Mid Bay News was able to sit down with CCB Community Bank Florida President Alan Wood to talk about the Niceville and Northwest Florida Economy, what we should expect financially in the area in 2024, and his thoughts on the looming threat [again] of a Federal Government Shutdown in the middle of November.
“I’ve been in banking roughly 40 years now. My wife and I, Tracy moved down to the Niceville market almost 15 years ago, when I joined CCB Community Bank as Florida President. We were looking to grow the market in Florida at that time, and we still are today.”
We’ve grown into three markets in Florida: Niceville, Crestview, and DeFuniak Springs.
My background is on the commercial side of banking. I’ve been on the community banking side of things for probably about 25 years now. Early in my career, I was with a large corporate bank, AmSouth Bank, and got much of my commercial training back then.
Anyone who knows me and my wife, Tracy, [knows] we’re very involved in the community. The bank is also extremely loyal to the communities [we] serve and want to be involved at all levels, whether it’s with high schools, middle schools, charitable organizations, or United Way and those types of organizations.”
“Things have slowed down over the last year.
Liquidity for banks is becoming an issue, which the interest rate hikes by the Federal Reserve have driven. Since March of 2022, as most people know, [The Federal Reserve has] increased rates 11 times, taking the discount rate from zero to almost five and a half today.
Correspondingly, rates on the commercial side of loans, [like] your mortgage products, have increased significantly. That’s slowing down the borrowing side of things, with almost all banks out there and mortgage companies.
I think that trend will continue over the next year. There is light at the end of the tunnel, I think. I was reading something this morning; in fact, the chances of the Fed increasing rates this year are in the 15 to 20% range.
Over the last week, mortgage rates have reached a 16-year high at roughly 7.5% on VA loans and as much as 8.375% on conventional loans. So that’s barring people wanting to borrow money unless they have to.
Correspondingly, on the deposit side, [the economic situation is] helping the depositors. As a result, [depositors are] becoming more savvy in their shopping rates, which impacts the bank’s ability to fund these loans going forward.
A lot of monies are being moved around with CD rates and investment options out there for the depositors who, quite frankly, have suffered over the last ten years because of the low-rate environment we’ve been in.
I just think, in general, things will continue to be slow on the lending side over the next year or so.”
“Luckily, for our market here, home values are still holding roughly where they were a year ago, which people are taking advantage of. [Homeowners are] improving their homes through equity in their houses, either through second mortgage type loans, where they can borrow against it to improve their properties and not have to move per se and keep those low fixed rates they have on their first mortgage in place.
You’ll continue to see banks pushing those products and home equity lines of credit.
People will sit still with the low rates in place [a couple of years ago]. And there’s a generation out there your age that has locked into these rates. And they may never see those rates again in their career. Because, you know, just it’s kind of a unique situation.

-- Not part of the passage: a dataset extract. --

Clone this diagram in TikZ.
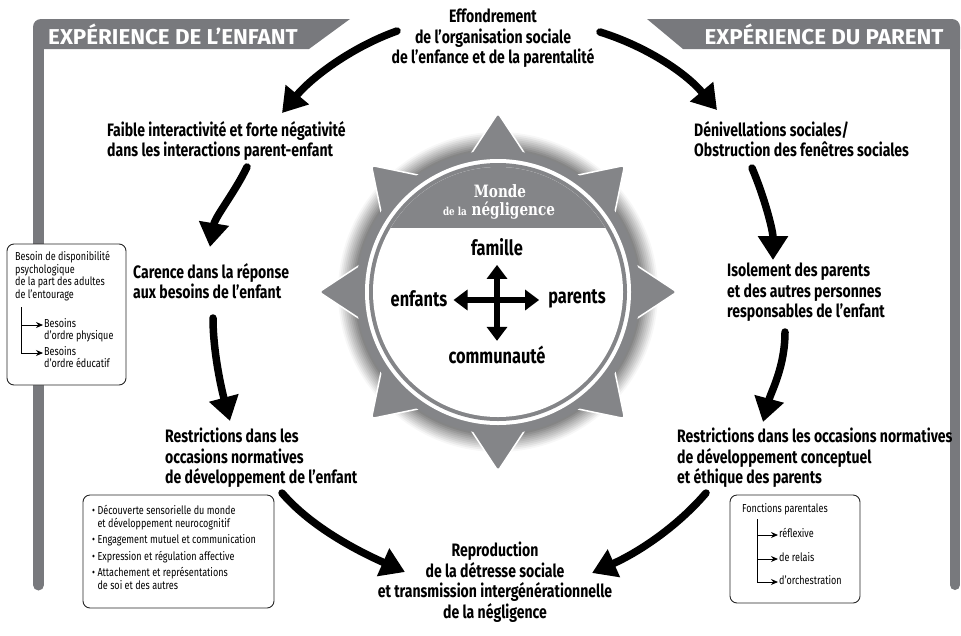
\documentclass[tikz,border=0pt]{standalone}
\usepackage{fontspec}
\setmainfont{Fira Sans}[FakeStretch=0.78]
\newfontfamily\headfont{Fira Sans}[FakeStretch=1.04]
\newfontfamily\slabfont{DejaVu Serif}[FakeStretch=0.8]
\usetikzlibrary{arrows.meta, calc}

\definecolor{frameGray}{RGB}{120,121,125}
\definecolor{wheelGray}{RGB}{132,133,136}

\tikzstyle{stage}=[font=\bfseries\fontsize{18}{20.5}\selectfont, align=left, inner sep=0pt, anchor=north west]
\tikzstyle{stageCenter}=[stage, align=center, anchor=north]
\tikzstyle{bigArrow}=[-{Triangle[width=29pt,length=24pt]}, line width=7.5pt, line cap=round]
\tikzstyle{crossArrow}=[{Triangle[width=20pt,length=14pt]}-{Triangle[width=20pt,length=14pt]}, line width=6.5pt]
\tikzstyle{infoBox}=[draw=black!85, line width=0.9pt, rounded corners=7pt, fill=white]
\tikzstyle{boxText}=[font=\fontsize{11.6}{12.6}\selectfont, align=left, inner sep=0pt, anchor=north west]
\tikzstyle{treeArrow}=[-{Stealth[length=7pt,width=6pt]}, line width=0.9pt]
\tikzstyle{tabText}=[font=\headfont\bfseries\fontsize{21.5}{21.5}\selectfont, text=white, inner sep=0pt]
\tikzstyle{axisLabel}=[font=\bfseries\fontsize{21}{21}\selectfont, inner sep=0pt]
\tikzstyle{mondeText}=[font=\slabfont\bfseries\fontsize{17}{17}\selectfont, text=white, inner sep=0pt]

\begin{document}
\begin{tikzpicture}[x=1pt, y=-1pt]
  \useasboundingbox (0,0) rectangle (961,635);

  % frames
  \fill[frameGray] (33,49) -- (33,27) arc[start angle=180, end angle=270, radius=8]
    -- (350,19) -- (309,49) -- cycle;
  \draw[frameGray, line width=11pt, line cap=round] (38.5,45) -- (38.5,585);
  \fill[frameGray] (647,19) -- (952,19) arc[start angle=270, end angle=360, radius=8]
    -- (960,49) -- (683,49) -- cycle;
  \draw[frameGray, line width=10pt, line cap=round] (955,45) -- (955,585);
  \node[tabText] (tabEnfant) at (173,34) {EXPÉRIENCE DE L’ENFANT};
  \node[tabText] (tabParent) at (824,34) {EXPÉRIENCE DU PARENT};

  % wheel
  \coordinate (hub) at (498,292);
  \foreach \i in {0,...,9}{
    \pgfmathtruncatemacro\shadeLevel{3+5*\i}
    \fill[black!\shadeLevel] (hub) circle ({160-1.8*\i});
  }
  \foreach \a in {0,45,...,315}{
    \fill[wheelGray, draw=white, line width=1.5pt, rounded corners=3pt]
      ($(hub)+(\a:179)$) -- ($(hub)+(\a+13:136)$) -- ($(hub)+(\a-13:136)$) -- cycle;
  }
  \fill[wheelGray] (hub) circle (142);
  \fill[white] (hub) circle (133);
  \fill[wheelGray] (hub) circle (129);
  \fill[white] (hub) circle (125);
  \begin{scope}
    \clip (hub) circle (125);
    \fill[wheelGray] (360,150) rectangle (640,228);
  \end{scope}
  \node[mondeText] (monde) at (500,191) {Monde};
  \node[mondeText] (negligence) at (499,211) {{\fontsize{11}{11}\selectfont de la} négligence};

  \node[axisLabel] (famille) at (497,247) {famille};
  \node[axisLabel] (communaute) at (497,355) {communauté};
  \node[axisLabel] (enfants) at (419,299) {enfants};
  \node[axisLabel] (parents) at (577,299) {parents};
  \draw[crossArrow] ($(famille.south)+(0,9)$) -- ($(communaute.north)+(0,-5)$);
  \draw[crossArrow] ($(enfants.east)+(6,1)$) -- ($(parents.west)+(-9,1)$);

  % stages
  \node[stageCenter] (collapse) at (493,9) {Effondrement\\de l’organisation sociale\\de l’enfance et de la parentalité};
  \node[stage] (interaction) at (107,121) {Faible interactivité et forte négativité\\dans les interactions parent-enfant};
  \node[stage] (carence) at (133,263) {Carence dans la réponse\\aux besoins de l’enfant};
  \node[stage] (restrictEnfant) at (165,428) {Restrictions dans les\\occasions normatives\\de développement de l’enfant};
  \node[stage] (denivel) at (694,121) {Dénivellations sociales/\\Obstruction des fenêtres sociales};
  \node[stage] (isolement) at (727,263) {Isolement des parents\\et des autres personnes\\responsables de l’enfant};
  \node[stage] (restrictParent) at (677,428) {Restrictions dans les occasions normatives\\de développement conceptuel\\et éthique des parents};
  \node[stageCenter] (reproduction) at (495,542) {Reproduction\\de la détresse sociale\\et transmission intergénérationnelle\\de la négligence};

  \draw[bigArrow] ($(collapse.north)+(-96,22)$) .. controls +(-45,16) and +(30,-36) .. ($(interaction.north west)+(175,-8)$);
  \draw[bigArrow] ($(collapse.north)+(107,23)$) .. controls +(45,14) and +(-32,-38) .. ($(denivel.north west)+(23,-11)$);
  \draw[bigArrow] ($(interaction.north west)+(140,46)$) .. controls +(-12,25) and +(5,-30) .. ($(carence.north west)+(77,-16)$);
  \draw[bigArrow] ($(carence.north west)+(80,55)$) .. controls +(0,35) and +(-8,-30) .. ($(restrictEnfant.north west)+(65,-7)$);
  \draw[bigArrow] ($(restrictEnfant.north west)+(117,65)$) .. controls +(30,35) and +(-45,-20) .. ($(reproduction.north)+(-90,30)$);
  \draw[bigArrow] ($(denivel.north west)+(58,47)$) .. controls +(12,28) and +(0,-30) .. ($(isolement.north west)+(46,-3)$);
  \draw[bigArrow] ($(isolement.north west)+(58,69)$) .. controls +(0,35) and +(8,-30) .. ($(restrictParent.north west)+(86,-6)$);
  \draw[bigArrow] ($(restrictParent.north west)+(29,65)$) .. controls +(-30,35) and +(45,-20) .. ($(reproduction.north)+(97,31)$);

  % side boxes
  \draw[infoBox] (7,244) rectangle (126,385);
  \node[boxText] (besoin) at (15,251) {Besoin de disponibilité\\psychologique\\de la part des adultes\\de l’entourage};
  \node[boxText] (physique) at (44,318) {Besoins\\d’ordre physique};
  \node[boxText] (educatif) at (44,346) {Besoins\\d’ordre éducatif};
  \coordinate (besoinTree) at (21,307);
  \draw[treeArrow] (besoinTree) |- ($(physique.north west)+(-1,7)$);
  \draw[treeArrow] (besoinTree) |- ($(educatif.north west)+(-1,7)$);

  \draw[infoBox] (83,495) rectangle (274,608);
  \node[boxText] (devList) at (92,505) {\textbullet\ Découverte sensorielle du monde\\
    \phantom{\textbullet\ }et développement neurocognitif\\[4pt]
    \textbullet\ Engagement mutuel et communication\\[4pt]
    \textbullet\ Expression et régulation affective\\[4pt]
    \textbullet\ Attachement et représentations\\
    \phantom{\textbullet\ }de soi et des autres};

  \draw[infoBox] (730,495) rectangle (860,603);
  \node[boxText] (fonctions) at (742,503) {Fonctions parentales};
  \node[boxText] (reflexive) at (779,528) {réflexive};
  \node[boxText] (relais) at (779,552) {de relais};
  \node[boxText] (orchestration) at (779,575) {d’orchestration};
  \coordinate (fonctionsTree) at (757,519);
  \foreach \f in {reflexive, relais, orchestration}{
    \draw[treeArrow] (fonctionsTree) |- ($(\f.north west)+(-1,7)$);
  }
\end{tikzpicture}
\end{document}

Something unique to our market – the military constantly moves people in and out of here. So there will always be that circle going on in this market. And so there will be activity around that. Buying and selling homes, financing those types of transactions.”
“There are so many great rates in place that [for homes with mortgages] over the last several years. Somebody [who needs to sell a home] might want to check and see if their loan is assumable. In that situation, the borrower, somebody wanting to buy their home, comes in, [an assumable loan] might be an option. [An assumable loan is] where [the buyer would] step into their shoes on their loan that they have today and then provide the rest of the financing through a second mortgage product that mortgage companies are starting to introduce into the market.
To purchase the property, that rate is going to be higher on that second mortgage, but it’s gonna be better than having the full amount at that higher rate. So you’re starting to see more of that. There, you know, more people, again, if they have the liquidity to accomplish it, put more down on their home. So they don’t have to finance, you know, at 80%. Maybe they could do 60%. Again, that’s gonna save, save them money over time. So, I think you’ll see more that many VA-type loans are assumable.
So, again, if you’ve got a military background, you could step in to assume that loan possibly, and it’s not something that happens quickly, that is going to take more time to accomplish that, compared to just doing a straight-up loan.
“I do think a prolonged shutdown could impact this market with past due [bills] and [people] not spending money. It would impact restaurants and the entertainment side of things [here]. Hopefully, that won’t happen.
I would say six weeks to two months would definitely start impacting. And anything past that definitely would have a negative impact on our economy around here.
Many jobs will continue to have to operate even in a shutdown on the military side of things. Even though they may not be getting paid, they’re just guaranteed payment that once they do open back up.